Como incide a religião nos níveis de tolerância de corrupção num país?
Apesar de ser una pergunta básica e fundamental, não pareceria ser muito comum. A relação entre a fé cristã e a corrupção na América Latina, assim como outras regiões do mundo, deveria chamar, muito, a atenção a todo crente, particularmente aqueles em posições de liderança.
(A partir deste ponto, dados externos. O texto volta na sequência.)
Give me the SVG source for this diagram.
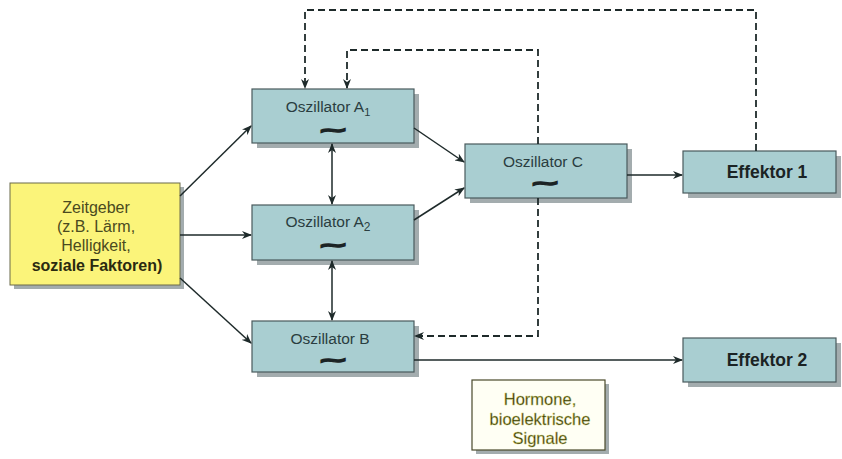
<svg xmlns="http://www.w3.org/2000/svg" width="842" height="459" viewBox="0 0 842 459">
<defs>
<marker id="ah" markerWidth="10" markerHeight="8" refX="9" refY="4" orient="auto" markerUnits="userSpaceOnUse">
<path d="M0,0 L10,4 L0,8 L3,4 Z" fill="#1e2a2a"/>
</marker>
<marker id="as" markerWidth="10" markerHeight="8" refX="1" refY="4" orient="auto" markerUnits="userSpaceOnUse">
<path d="M10,0 L0,4 L10,8 L7,4 Z" fill="#1e2a2a"/>
</marker>
</defs>
<style>
.box{fill:#a9ced1;stroke:#4a5a5c;stroke-width:1.2}
.sh{fill:#a3acae}
.t{font-family:"Liberation Sans",Arial,sans-serif;font-size:15.5px;fill:#2a3d40;text-anchor:middle}
.z{font-family:"Liberation Sans",Arial,sans-serif;font-size:16px;fill:#4a4a20;text-anchor:middle}
.h{font-family:"Liberation Sans",Arial,sans-serif;font-size:16.5px;fill:#33330c;text-anchor:middle;stroke:#c8c860;stroke-width:0.4}
.til{font-family:"DejaVu Sans",sans-serif;font-size:18px;font-weight:bold;fill:#1b2324;stroke:#1b2324;stroke-width:1.4;text-anchor:middle}
.b{font-family:"Liberation Sans",Arial,sans-serif;font-size:17.5px;font-weight:bold;fill:#1b2324;text-anchor:middle}
.c{stroke:#1e2a2a;stroke-width:1.5;fill:none}
.d{stroke:#1e2a2a;stroke-width:1.8;fill:none;stroke-dasharray:7,4}
</style>
<rect width="842" height="459" fill="#ffffff"/>
<g id="zeitgeber">
<rect x="14" y="187" width="170" height="102" class="sh"/>
<rect x="10" y="183" width="170" height="102" fill="#fbf47a" stroke="#6a6a4a" stroke-width="1"/>
<text x="96" y="213" class="z">Zeitgeber</text>
<text x="96" y="232" class="z">(z.B. Lärm,</text>
<text x="96" y="251" class="z">Helligkeit,</text>
<text x="97" y="271" class="z" style="font-weight:bold;fill:#2a2a10">soziale Faktoren)</text>
</g>
<g id="osc-a1">
<rect x="257" y="94" width="162" height="54" class="sh"/>
<rect x="252" y="89" width="162" height="54" class="box"/>
<text x="328" y="112" class="t">Oszillator A<tspan font-size="11" dy="4">1</tspan></text>
<text x="0" y="0" class="til" transform="translate(333,136) scale(2,1)">~</text>
</g>
<g id="osc-a2">
<rect x="257" y="210" width="162" height="55" class="sh"/>
<rect x="252" y="205" width="162" height="55" class="box"/>
<text x="328" y="227" class="t">Oszillator A<tspan font-size="12" dy="4">2</tspan></text>
<text x="0" y="0" class="til" transform="translate(333,251) scale(2,1)">~</text>
</g>
<g id="osc-b">
<rect x="257" y="326" width="162" height="51" class="sh"/>
<rect x="252" y="321" width="162" height="51" class="box"/>
<text x="330" y="344" class="t">Oszillator B</text>
<text x="0" y="0" class="til" transform="translate(333,366) scale(2,1)">~</text>
</g>
<g id="osc-c">
<rect x="470" y="149" width="162" height="54" class="sh"/>
<rect x="465" y="144" width="162" height="54" class="box"/>
<text x="543" y="167" class="t">Oszillator C</text>
<text x="0" y="0" class="til" transform="translate(545,189) scale(2,1)">~</text>
</g>
<g id="effektor1">
<rect x="688" y="156" width="153" height="42" class="sh"/>
<rect x="683" y="151" width="153" height="42" class="box"/>
<text x="767" y="178" class="b">Effektor 1</text>
</g>
<g id="effektor2">
<rect x="688" y="343" width="153" height="44" class="sh"/>
<rect x="683" y="338" width="153" height="44" class="box"/>
<text x="767" y="366" class="b">Effektor 2</text>
</g>
<g id="hormone">
<rect x="476" y="384" width="133" height="70" class="sh"/>
<rect x="472" y="380" width="133" height="70" fill="#fffff4" stroke="#4a4a2a" stroke-width="1.2"/>
<text x="540" y="405" class="h">Hormone,</text>
<text x="540" y="425" class="h">bioelektrische</text>
<text x="540" y="444" class="h">Signale</text>
</g>
<g id="connectors">
<line x1="180" y1="196" x2="251" y2="126" class="c" marker-end="url(#ah)"/>
<line x1="180" y1="235" x2="251" y2="235" class="c" marker-end="url(#ah)"/>
<line x1="180" y1="278" x2="251" y2="343" class="c" marker-end="url(#ah)"/>
<line x1="332" y1="144" x2="332" y2="204" class="c" marker-start="url(#as)" marker-end="url(#ah)"/>
<line x1="332" y1="261" x2="332" y2="320" class="c" marker-start="url(#as)" marker-end="url(#ah)"/>
<line x1="414" y1="128" x2="464" y2="162" class="c" marker-end="url(#ah)"/>
<line x1="414" y1="220" x2="464" y2="188" class="c" marker-end="url(#ah)"/>
<line x1="627" y1="175" x2="682" y2="175" class="c" marker-end="url(#ah)"/>
<line x1="414" y1="360" x2="682" y2="360" class="c" marker-end="url(#ah)"/>
<path d="M756,151 V10 H305 V88" class="d" marker-end="url(#ah)"/>
<path d="M538,144 V50 H347 V88" class="d" marker-end="url(#ah)"/>
<path d="M538,198 V336 H415" class="d" marker-end="url(#ah)"/>
</g>
</svg>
Enquanto a gente suporia que o maior porcentagem de crentes teria um impacto mais positivo na integridade pública de um país, a evidência empírica nos sugere uma realidade bem distinta.
Num artigo recente na revista Foreign Affairs, o Ronald Inglehart, o conhecido cientista político e diretor da Sondagem Mundial de Valores (World Values Survey), demonstra que
a corrupção não é mais baixa em países com mais religiosidade, inclusive países com maioria cristã.
Em efeito, notamos que a grande maioria dos países latino-americanos, com maiorias significativas de pessoas professando a fé cristã, encontram-se com níveis de corrupção muito altos segundo o índice da percepção da corrupção (IPC) da Transparência Internacional. Num estudo empírico na Guatemala, o Centro Berkley na Universidade de Georgetown analisa a relação entre a religiosidade e aspetos críticos do desenvolvimento incluindo a problemática da corrupção. Na Guatemala, mais do 80% da população se declara cristã, divididos aproximadamente em porcentagens iguais entre católicos e evangélicos. Apesar de esta maioria significativa de crentes, a Guatemala fica entre os países mais corruptos. Segundo o IPC de 2019, a Guatemala fica na posição 146 (de 180 países) com um pontagem de 26 (numa escala de 0 para 100, onde um 0 significa maior corrupção e um 100 menor corrupção).
Como demostram estas fontes, a religiosidade cristã não parece ter maior impacto positivo na corrupção na América Latina e não se vê nenhuma diferença clara entre as distintas tradições cristãs. Admito que as medidas empíricas citadas nestas fontes distam de serem perfeitas ou conclusivas. Entre outras questões, só medem percepções da corrupção, não distinguem entre os distintos tipos de corrupção e avalia-se a religiosidade de maneira limitada. Apesar disso, nos oferecem uma boa aproximação da realidade social. A corrupção está fortemente arraigada na grande maioria das sociedades latino-americanas, y tem-se virado uma norma social e cultural que reflete uma maior tolerância deste verdadeiro câncer social, ainda entre os crentes em geral.
A menos que transformemos esta “cultura da corrupção,” as reformas legais e institucionais (maiormente tecnocráticas) serão ineficazes e não sustentáveis.
E aqui é onde a igreja tem um papel fundamental como parte da sociedade civil. A igreja pode e deve contribuir a promover uma cultura de integridade e valores cívicos. Temos um desafio ético (de discipulado de integridade) e profético (de compromisso social com o shalom de nossas comunidades).